→ **Rows from a dataset of charts and code**
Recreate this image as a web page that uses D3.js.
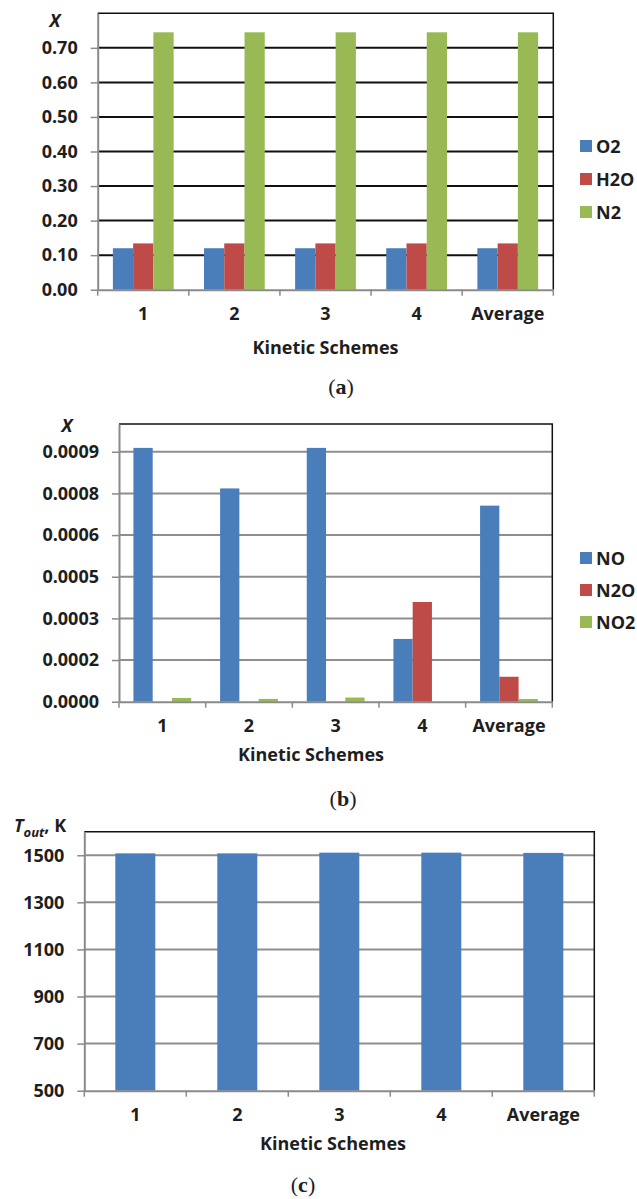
<!DOCTYPE html>
<html>
<head>
<meta charset="utf-8">
<script src="https://cdn.jsdelivr.net/npm/d3@7"></script>
<style>
  body { margin: 0; background: #fff; }
  svg { display: block; }
  text { font-family: "Open Sans", Lato, sans-serif; font-weight: 700; fill: #1e1e1e; }
  .caption { font-family: "Liberation Serif", "DejaVu Serif", serif; font-weight: 400; }
</style>
</head>
<body>
<div id="chart"></div>
<script>
// categories
var schemes = ["1", "2", "3", "4", "Average"];

// panel (a): major species mole fractions
var majorNames = ["O2", "H2O", "N2"];
var o2  = [0.120, 0.120, 0.120, 0.120, 0.120];
var h2o = [0.134, 0.134, 0.134, 0.134, 0.134];
var n2  = [0.745, 0.745, 0.745, 0.745, 0.745];
var ticksA = [0, 0.1, 0.2, 0.3, 0.4, 0.5, 0.6, 0.7];
var tickLabelsA = ["0.00", "0.10", "0.20", "0.30", "0.40", "0.50", "0.60", "0.70"];

// panel (b): nitrogen oxides mole fractions
var noxNames = ["NO", "N2O", "NO2"];
var no  = [0.000914, 0.000768, 0.000914, 0.000226, 0.000706];
var n2o = [0, 0, 0, 0.000359, 0.0000898];
var no2 = [0.0000133, 0.0000100, 0.0000150, 0, 0.0000096];
var ticksB = [0, 0.00015, 0.0003, 0.00045, 0.0006, 0.00075, 0.0009];
var tickLabelsB = ["0.0000", "0.0002", "0.0003", "0.0005", "0.0006", "0.0008", "0.0009"];

// panel (c): outlet temperature
var tempNames = ["Tout"];
var tOut = [1508, 1508, 1511, 1511, 1510];
var ticksC = [500, 700, 900, 1100, 1300, 1500];
var tickLabelsC = ["500", "700", "900", "1100", "1300", "1500"];

var colors = ["#4a7ebb", "#be4b48", "#98b954"];
var FONT = "18px";

var svg = d3.select("#chart")
    .append("svg")
    .attr("width", 637)
    .attr("height", 1199);

svg.append("rect")
    .attr("width", 637)
    .attr("height", 1199)
    .attr("fill", "#fff");

function styleText(sel) {
    sel.style("font-size", FONT)
        .style("font-family", "'Open Sans', Lato, sans-serif")
        .style("font-weight", 700)
        .attr("fill", "#1e1e1e");
}

function drawPanel(p) {
    var g = svg.append("g");

    var x0 = d3.scaleBand()
        .domain(schemes)
        .range([p.left, p.right]);
    var x1 = d3.scaleBand()
        .domain(p.names)
        .range([0, x0.bandwidth()])
        .paddingOuter(p.outer);
    var y = d3.scaleLinear()
        .domain(p.yDomain)
        .range([p.bottom, p.top]);

    // gridlines
    g.append("g")
        .selectAll("line")
        .data(p.ticks.filter(function(d) { return d !== p.yDomain[0]; }))
        .enter()
        .append("line")
        .attr("x1", p.left)
        .attr("x2", p.right)
        .attr("y1", function(d) { return y(d); })
        .attr("y2", function(d) { return y(d); })
        .attr("stroke", p.gridColor)
        .attr("stroke-width", p.gridWidth);

    // bars
    var rows = schemes.map(function(s, i) {
        return p.names.map(function(n, j) {
            return { scheme: s, name: n, value: p.series[j][i], k: j };
        });
    });
    g.append("g")
        .selectAll("g")
        .data(rows)
        .enter()
        .append("g")
        .attr("transform", function(d) {
            return "translate(" + x0(d[0].scheme) + ",0)";
        })
        .selectAll("rect")
        .data(function(d) { return d; })
        .enter()
        .append("rect")
        .attr("x", function(d) { return x1(d.name); })
        .attr("width", x1.bandwidth())
        .attr("y", function(d) { return y(d.value); })
        .attr("height", function(d) { return y(p.yDomain[0]) - y(d.value); })
        .attr("fill", function(d) { return colors[d.k]; });

    // plot border top and right
    g.append("path")
        .attr("d", "M" + p.left + "," + p.top + "H" + p.right + "V" + p.bottom)
        .attr("fill", "none")
        .attr("stroke", "#111")
        .attr("stroke-width", 1.5);

    // y axis
    var yAxis = d3.axisLeft(y)
        .tickValues(p.ticks)
        .tickSize(7)
        .tickSizeOuter(0)
        .tickPadding(13)
        .tickFormat(function(d, i) { return p.tickLabels[i]; });
    var ya = g.append("g")
        .attr("transform", "translate(" + p.left + ",0)")
        .call(yAxis);
    styleText(ya.selectAll("text"));
    ya.select(".domain").attr("stroke", "#8a8a8a").attr("stroke-width", 2);
    ya.selectAll(".tick line").attr("stroke", "#8a8a8a").attr("stroke-width", 1.5);

    // x axis: labels at band centres, ticks at band edges
    var xAxis = d3.axisBottom(x0)
        .tickSize(0)
        .tickSizeOuter(0)
        .tickPadding(18);
    var xa = g.append("g")
        .attr("transform", "translate(0," + p.bottom + ")")
        .call(xAxis);
    styleText(xa.selectAll("text"));
    xa.select(".domain").attr("stroke", "#8a8a8a").attr("stroke-width", 2);
    xa.selectAll(".edge")
        .data(schemes.map(function(s) { return x0(s); }).concat([p.right]))
        .enter()
        .append("line")
        .attr("class", "edge")
        .attr("x1", function(d) { return d; })
        .attr("x2", function(d) { return d; })
        .attr("y1", 0)
        .attr("y2", 6)
        .attr("stroke", "#8a8a8a")
        .attr("stroke-width", 1.5);

    // x title
    g.append("text")
        .attr("x", p.xTitleX)
        .attr("y", p.bottom + p.xTitleDy)
        .attr("text-anchor", "middle")
        .attr("dominant-baseline", "central")
        .style("font-size", FONT)
        .text("Kinetic Schemes");

    // caption
    var cap = g.append("text")
        .attr("class", "caption")
        .attr("x", p.capX)
        .attr("y", p.capY)
        .attr("text-anchor", "middle")
        .attr("dominant-baseline", "central")
        .style("font-size", "22px");
    cap.append("tspan").text("(");
    cap.append("tspan").style("font-weight", 700).text(p.letter);
    cap.append("tspan").text(")");

    // legend
    if (p.legendY) {
        var lg = g.append("g")
            .selectAll("g")
            .data(p.names)
            .enter()
            .append("g")
            .attr("transform", function(d, i) {
                return "translate(580," + p.legendY[i] + ")";
            });
        lg.append("rect")
            .attr("x", 0)
            .attr("y", -6)
            .attr("width", 12)
            .attr("height", 12)
            .attr("fill", function(d, i) { return colors[i]; });
        lg.append("text")
            .attr("x", 16)
            .attr("y", 0)
            .attr("dominant-baseline", "central")
            .style("font-size", FONT)
            .text(function(d) { return d; });
    }
    return g;
}

var gA = drawPanel({
    left: 97.7, right: 553.3, top: 13.3, bottom: 289.7,
    yDomain: [0, 0.8], ticks: ticksA, tickLabels: tickLabelsA,
    names: majorNames, series: [o2, h2o, n2], outer: 0.75,
    gridColor: "#111", gridWidth: 2,
    xTitleX: 325.5, xTitleDy: 57,
    capX: 341, capY: 386, letter: "a",
    legendY: [146, 179, 212]
});
gA.append("text")
    .attr("x", 55)
    .attr("y", 20)
    .attr("text-anchor", "middle")
    .attr("dominant-baseline", "central")
    .style("font-size", "18px")
    .style("font-style", "italic")
    .text("X");

var gB = drawPanel({
    left: 119, right: 552.3, top: 424, bottom: 701.7,
    yDomain: [0, 0.001], ticks: ticksB, tickLabels: tickLabelsB,
    names: noxNames, series: [no, n2o, no2], outer: 0.75,
    gridColor: "#8e8e8e", gridWidth: 2,
    xTitleX: 311, xTitleDy: 52,
    capX: 343, capY: 798, letter: "b",
    legendY: [558, 590, 622]
});
gB.append("text")
    .attr("x", 67)
    .attr("y", 425)
    .attr("text-anchor", "middle")
    .attr("dominant-baseline", "central")
    .style("font-size", "18px")
    .style("font-style", "italic")
    .text("X");

var gC = drawPanel({
    left: 84.3, right: 594.3, top: 831.7, bottom: 1090.7,
    yDomain: [500, 1600], ticks: ticksC, tickLabels: tickLabelsC,
    names: tempNames, series: [tOut], outer: 0.775,
    gridColor: "#8e8e8e", gridWidth: 2,
    xTitleX: 333, xTitleDy: 52,
    capX: 303, capY: 1184, letter: "c",
    legendY: null
});
var tt = gC.append("text")
    .attr("x", 14)
    .attr("y", 832)
    .style("font-size", FONT);
tt.append("tspan").style("font-style", "italic").text("T");
tt.append("tspan").attr("dy", 5).style("font-style", "italic").style("font-size", "13px").text("out");
tt.append("tspan").attr("dy", -5).text(", K");
</script>
</body>
</html>
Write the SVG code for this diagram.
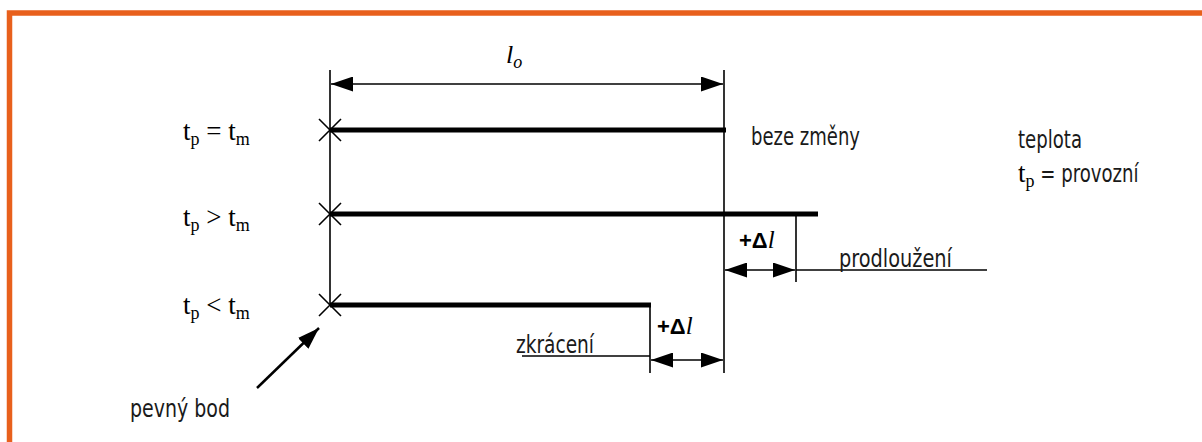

→ **Exercise instructions**
Copy out each line in the preceding records that contains "this".

→ **Exercise result**
Recreate this image as a web page that uses D3.js.
Write the SVG code for this diagram.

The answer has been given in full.